I say only this: 15% combined with the further 5% that the ever-philanthropic Tesco is bound to find out of its own margin will help cut retail prices by a fifth! At least! I can see the press release.
“We know our customers are haemorrhaging money in these tricky times,” Lord Telstar said. “In fact I regularly have to step over piles of unwashed hoi polloi on my way out to the Lexus. And this gave me a brainwave. Why not use the global financial famine to shaft the suppliers a bit more?”

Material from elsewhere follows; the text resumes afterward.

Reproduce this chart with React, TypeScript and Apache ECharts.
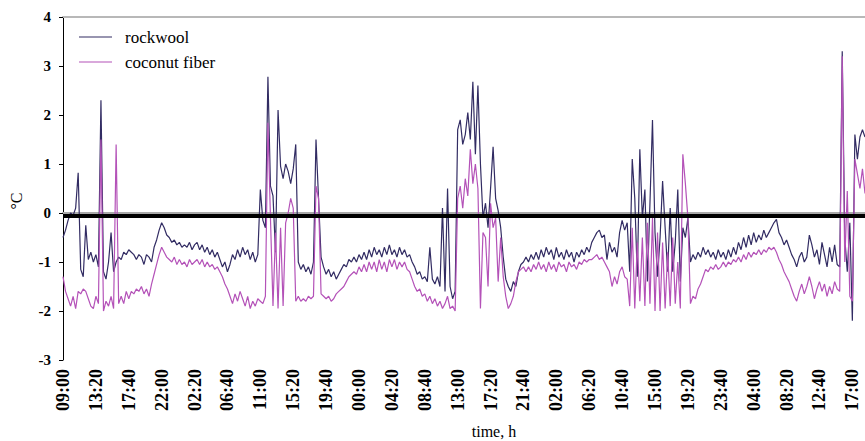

Well as it happens, HM Treasury is also feeling the pinch. So, inspired by Tesco’s flash of financial genius, I’ve popped a note over to Darling Alistair, suggesting he asks for a 15% “contribution” in the form of increased corporation tax from the supermarkets. I dare say Tesco isn’t the only one using these straitened times to its advantage. I notice that the Co-op has sneakily completed its acquisition of Somerfield while everyone who matters is gainfully employed devising ever more painful ways of putting City bankers to death.
I guess there are some who will always come up smelling of roses. Although by the look of the news from M&S, this doesn’t include our dear English Rose himself.